*Set task*:
Output exactly, and only, the lines from the line containing "Recreate this image" through the line containing "import plotly.graph_objects as go", both included.

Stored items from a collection
***
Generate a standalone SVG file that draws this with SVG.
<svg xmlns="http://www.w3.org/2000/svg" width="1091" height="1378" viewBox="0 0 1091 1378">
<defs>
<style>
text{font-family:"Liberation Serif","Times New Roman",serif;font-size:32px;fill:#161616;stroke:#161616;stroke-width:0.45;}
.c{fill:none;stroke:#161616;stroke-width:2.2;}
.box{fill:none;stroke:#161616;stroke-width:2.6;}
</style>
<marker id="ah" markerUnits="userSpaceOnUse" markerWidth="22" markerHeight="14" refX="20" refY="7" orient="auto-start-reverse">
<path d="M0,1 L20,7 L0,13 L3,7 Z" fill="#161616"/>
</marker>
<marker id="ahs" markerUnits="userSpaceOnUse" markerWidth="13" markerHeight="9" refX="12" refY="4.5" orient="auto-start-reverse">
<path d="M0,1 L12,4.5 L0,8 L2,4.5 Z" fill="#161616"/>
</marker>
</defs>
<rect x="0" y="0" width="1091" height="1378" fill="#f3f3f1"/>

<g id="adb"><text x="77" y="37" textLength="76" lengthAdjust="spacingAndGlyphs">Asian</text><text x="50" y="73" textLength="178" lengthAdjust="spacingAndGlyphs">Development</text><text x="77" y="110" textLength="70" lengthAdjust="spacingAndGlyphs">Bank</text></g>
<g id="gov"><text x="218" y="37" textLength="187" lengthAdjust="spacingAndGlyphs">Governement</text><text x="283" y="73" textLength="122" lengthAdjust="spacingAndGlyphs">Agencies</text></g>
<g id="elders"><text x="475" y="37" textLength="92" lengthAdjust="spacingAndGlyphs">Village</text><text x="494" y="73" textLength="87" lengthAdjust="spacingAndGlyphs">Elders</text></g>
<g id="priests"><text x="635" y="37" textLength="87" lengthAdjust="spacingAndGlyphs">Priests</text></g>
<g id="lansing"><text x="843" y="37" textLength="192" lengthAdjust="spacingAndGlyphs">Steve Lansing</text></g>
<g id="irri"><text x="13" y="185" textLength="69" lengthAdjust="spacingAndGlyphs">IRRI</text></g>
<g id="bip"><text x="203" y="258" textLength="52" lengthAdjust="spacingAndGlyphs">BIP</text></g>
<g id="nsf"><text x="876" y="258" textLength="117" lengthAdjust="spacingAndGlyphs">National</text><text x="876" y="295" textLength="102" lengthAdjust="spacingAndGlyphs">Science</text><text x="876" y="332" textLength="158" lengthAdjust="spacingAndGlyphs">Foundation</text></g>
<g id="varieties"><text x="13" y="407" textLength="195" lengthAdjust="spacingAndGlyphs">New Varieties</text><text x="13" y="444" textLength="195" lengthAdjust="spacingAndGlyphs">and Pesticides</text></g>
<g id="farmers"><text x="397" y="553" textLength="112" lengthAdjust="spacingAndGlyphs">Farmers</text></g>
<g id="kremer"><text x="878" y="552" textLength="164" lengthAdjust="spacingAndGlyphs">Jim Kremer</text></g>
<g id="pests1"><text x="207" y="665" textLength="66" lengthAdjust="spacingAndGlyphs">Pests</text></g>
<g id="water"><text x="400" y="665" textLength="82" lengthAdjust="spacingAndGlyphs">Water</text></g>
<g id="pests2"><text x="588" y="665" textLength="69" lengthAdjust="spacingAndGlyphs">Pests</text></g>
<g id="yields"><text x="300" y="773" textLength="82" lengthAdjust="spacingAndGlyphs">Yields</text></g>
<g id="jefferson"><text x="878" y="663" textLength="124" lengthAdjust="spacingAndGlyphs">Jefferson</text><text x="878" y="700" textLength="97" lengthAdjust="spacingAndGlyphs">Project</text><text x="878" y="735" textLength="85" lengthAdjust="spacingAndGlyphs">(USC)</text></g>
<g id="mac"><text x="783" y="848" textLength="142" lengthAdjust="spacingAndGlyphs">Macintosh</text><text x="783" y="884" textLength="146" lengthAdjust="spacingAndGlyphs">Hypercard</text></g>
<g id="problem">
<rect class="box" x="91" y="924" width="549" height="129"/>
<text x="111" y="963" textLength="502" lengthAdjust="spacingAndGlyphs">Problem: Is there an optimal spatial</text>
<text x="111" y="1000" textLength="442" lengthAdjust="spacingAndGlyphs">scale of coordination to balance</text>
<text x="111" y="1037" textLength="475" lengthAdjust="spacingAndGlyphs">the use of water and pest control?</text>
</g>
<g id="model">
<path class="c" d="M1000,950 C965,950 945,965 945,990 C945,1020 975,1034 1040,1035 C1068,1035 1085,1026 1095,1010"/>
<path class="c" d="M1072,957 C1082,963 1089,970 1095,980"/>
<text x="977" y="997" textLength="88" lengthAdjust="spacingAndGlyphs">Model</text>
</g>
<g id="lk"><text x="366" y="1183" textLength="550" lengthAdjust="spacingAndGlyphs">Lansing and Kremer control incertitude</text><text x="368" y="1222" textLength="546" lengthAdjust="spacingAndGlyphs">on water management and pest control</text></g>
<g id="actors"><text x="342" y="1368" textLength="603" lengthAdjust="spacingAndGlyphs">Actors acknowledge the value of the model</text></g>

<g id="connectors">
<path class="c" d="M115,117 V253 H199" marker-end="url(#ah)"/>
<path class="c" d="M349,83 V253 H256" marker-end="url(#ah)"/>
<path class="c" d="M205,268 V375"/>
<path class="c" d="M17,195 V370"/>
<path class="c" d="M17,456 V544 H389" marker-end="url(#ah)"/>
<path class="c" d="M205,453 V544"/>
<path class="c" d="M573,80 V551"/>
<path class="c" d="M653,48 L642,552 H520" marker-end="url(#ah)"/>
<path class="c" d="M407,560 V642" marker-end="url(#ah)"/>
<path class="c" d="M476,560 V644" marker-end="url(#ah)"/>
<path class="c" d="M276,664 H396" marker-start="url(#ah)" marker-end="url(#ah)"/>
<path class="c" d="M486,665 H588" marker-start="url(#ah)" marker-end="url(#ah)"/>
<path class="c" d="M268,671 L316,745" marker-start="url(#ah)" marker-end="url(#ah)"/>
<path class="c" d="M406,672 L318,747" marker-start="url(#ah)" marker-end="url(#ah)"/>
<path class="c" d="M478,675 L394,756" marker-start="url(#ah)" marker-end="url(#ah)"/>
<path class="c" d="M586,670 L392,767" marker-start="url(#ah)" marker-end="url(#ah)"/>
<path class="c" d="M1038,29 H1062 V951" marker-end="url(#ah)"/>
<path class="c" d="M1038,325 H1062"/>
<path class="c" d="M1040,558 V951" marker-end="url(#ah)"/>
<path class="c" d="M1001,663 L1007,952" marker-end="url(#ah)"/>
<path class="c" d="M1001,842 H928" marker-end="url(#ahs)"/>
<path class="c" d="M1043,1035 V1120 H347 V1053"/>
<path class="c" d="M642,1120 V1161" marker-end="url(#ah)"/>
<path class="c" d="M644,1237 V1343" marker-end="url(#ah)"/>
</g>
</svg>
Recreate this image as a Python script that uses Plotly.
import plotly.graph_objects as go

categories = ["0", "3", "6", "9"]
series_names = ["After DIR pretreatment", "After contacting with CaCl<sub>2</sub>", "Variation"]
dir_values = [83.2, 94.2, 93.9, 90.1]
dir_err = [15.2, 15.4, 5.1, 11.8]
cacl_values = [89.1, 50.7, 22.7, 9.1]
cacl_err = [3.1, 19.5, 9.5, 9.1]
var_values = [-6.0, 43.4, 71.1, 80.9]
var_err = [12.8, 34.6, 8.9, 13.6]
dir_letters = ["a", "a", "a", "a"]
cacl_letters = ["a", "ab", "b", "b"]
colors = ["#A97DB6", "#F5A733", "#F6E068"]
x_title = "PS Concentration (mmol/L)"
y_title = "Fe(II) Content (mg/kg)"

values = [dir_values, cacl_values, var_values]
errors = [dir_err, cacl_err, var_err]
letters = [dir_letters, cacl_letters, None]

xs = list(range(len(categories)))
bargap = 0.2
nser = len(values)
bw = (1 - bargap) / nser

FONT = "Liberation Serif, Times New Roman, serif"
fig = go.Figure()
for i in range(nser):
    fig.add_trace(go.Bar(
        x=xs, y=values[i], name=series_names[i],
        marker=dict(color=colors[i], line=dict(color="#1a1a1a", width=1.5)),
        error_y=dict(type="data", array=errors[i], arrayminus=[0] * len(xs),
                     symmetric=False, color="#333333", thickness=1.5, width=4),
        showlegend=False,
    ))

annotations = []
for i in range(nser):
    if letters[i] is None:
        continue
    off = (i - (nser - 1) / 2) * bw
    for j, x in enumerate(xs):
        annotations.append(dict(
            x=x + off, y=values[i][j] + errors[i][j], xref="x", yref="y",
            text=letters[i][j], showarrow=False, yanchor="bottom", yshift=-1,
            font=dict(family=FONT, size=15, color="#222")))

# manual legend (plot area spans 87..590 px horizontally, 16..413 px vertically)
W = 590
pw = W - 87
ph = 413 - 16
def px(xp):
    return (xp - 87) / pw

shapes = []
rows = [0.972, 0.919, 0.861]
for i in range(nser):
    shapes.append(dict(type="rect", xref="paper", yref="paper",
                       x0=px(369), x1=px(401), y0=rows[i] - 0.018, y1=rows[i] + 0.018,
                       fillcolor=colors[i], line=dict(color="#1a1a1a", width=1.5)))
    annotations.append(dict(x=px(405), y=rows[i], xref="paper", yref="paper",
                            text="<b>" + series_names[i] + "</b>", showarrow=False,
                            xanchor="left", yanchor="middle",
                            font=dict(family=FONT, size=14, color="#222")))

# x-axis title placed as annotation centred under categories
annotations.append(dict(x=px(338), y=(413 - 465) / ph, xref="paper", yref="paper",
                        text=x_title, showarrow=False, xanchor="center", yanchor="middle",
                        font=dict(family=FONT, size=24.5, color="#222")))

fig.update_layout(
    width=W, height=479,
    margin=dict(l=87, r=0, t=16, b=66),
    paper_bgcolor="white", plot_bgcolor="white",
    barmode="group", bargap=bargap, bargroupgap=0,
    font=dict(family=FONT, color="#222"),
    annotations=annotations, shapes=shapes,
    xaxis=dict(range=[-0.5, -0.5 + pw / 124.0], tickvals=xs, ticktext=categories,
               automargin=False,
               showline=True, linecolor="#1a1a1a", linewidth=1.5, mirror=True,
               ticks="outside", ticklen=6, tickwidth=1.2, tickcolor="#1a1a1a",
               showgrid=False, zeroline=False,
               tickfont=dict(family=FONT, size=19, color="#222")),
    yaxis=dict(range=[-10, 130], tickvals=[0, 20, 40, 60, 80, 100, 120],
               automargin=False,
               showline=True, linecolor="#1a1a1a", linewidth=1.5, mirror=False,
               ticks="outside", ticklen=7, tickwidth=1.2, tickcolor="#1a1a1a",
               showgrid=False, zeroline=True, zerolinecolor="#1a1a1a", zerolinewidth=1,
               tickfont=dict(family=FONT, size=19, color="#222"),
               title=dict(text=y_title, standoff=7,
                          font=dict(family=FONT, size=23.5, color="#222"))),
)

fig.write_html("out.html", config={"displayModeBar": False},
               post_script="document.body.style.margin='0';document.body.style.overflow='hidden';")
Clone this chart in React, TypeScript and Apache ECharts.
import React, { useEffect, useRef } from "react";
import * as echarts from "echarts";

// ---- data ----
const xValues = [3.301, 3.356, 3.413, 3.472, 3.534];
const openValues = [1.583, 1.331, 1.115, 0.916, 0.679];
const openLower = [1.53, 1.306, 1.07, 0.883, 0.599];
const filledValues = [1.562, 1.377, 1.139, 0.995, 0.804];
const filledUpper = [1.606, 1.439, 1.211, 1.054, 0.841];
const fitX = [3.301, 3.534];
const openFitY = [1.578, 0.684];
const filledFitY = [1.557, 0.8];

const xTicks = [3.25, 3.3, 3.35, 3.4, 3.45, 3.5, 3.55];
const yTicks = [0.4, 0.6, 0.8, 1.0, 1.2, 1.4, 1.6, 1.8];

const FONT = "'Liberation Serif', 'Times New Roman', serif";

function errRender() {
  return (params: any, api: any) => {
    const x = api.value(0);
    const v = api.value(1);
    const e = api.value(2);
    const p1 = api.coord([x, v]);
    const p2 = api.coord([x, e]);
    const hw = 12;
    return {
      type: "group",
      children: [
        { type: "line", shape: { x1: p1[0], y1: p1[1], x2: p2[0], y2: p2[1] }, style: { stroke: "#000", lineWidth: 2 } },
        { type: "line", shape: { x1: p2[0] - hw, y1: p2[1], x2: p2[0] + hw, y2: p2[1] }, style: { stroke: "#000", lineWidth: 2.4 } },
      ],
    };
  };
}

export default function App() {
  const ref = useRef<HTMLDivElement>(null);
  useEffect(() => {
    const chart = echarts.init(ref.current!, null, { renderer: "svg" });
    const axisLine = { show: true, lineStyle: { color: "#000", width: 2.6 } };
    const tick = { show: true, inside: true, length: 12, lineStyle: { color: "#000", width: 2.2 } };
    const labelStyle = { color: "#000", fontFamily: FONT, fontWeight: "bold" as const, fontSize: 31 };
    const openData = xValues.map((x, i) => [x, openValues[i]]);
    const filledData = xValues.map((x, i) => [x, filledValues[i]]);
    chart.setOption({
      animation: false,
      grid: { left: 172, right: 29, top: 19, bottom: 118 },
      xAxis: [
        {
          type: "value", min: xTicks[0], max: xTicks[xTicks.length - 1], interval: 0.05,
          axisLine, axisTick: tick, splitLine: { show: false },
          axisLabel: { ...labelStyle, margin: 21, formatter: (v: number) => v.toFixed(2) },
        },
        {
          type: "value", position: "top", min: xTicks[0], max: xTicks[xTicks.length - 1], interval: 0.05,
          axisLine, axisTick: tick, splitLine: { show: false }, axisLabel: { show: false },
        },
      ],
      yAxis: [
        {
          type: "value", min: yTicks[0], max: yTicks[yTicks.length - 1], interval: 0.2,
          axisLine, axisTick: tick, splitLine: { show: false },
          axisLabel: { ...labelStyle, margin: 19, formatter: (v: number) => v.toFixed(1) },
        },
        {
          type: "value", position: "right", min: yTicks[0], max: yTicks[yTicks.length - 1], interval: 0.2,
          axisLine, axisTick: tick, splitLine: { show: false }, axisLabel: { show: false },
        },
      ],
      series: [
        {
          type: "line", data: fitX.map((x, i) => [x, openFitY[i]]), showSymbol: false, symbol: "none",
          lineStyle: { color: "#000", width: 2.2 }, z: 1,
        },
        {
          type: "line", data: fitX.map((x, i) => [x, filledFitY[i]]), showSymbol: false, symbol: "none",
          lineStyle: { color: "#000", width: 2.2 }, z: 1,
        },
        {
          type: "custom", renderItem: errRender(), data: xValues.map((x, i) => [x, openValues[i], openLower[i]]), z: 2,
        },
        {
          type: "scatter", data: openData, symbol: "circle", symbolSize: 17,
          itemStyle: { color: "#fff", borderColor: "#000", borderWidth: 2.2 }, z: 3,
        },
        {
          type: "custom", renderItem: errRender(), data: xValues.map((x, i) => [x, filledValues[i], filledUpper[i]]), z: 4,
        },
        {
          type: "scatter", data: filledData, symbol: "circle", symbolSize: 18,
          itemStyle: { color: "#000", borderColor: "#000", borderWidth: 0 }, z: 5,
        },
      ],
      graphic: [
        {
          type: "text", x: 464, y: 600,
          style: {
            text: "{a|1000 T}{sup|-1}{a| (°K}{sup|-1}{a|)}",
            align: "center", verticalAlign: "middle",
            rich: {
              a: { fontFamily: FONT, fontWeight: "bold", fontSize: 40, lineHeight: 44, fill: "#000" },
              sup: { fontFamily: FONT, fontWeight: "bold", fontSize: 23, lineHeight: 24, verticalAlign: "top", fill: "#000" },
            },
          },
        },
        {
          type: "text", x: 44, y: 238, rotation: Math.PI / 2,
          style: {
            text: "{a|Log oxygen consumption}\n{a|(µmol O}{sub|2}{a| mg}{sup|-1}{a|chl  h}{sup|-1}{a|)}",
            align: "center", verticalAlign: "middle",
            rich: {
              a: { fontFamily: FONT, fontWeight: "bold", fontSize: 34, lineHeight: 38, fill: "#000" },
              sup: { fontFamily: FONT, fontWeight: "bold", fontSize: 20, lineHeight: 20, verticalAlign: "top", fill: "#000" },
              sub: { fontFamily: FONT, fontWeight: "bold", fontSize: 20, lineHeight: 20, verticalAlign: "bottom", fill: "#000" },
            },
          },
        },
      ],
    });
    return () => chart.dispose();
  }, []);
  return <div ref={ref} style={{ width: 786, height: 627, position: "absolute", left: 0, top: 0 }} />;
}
***
*Solution to this exercise*:
Recreate this image as a Python script that uses Plotly.
import plotly.graph_objects as go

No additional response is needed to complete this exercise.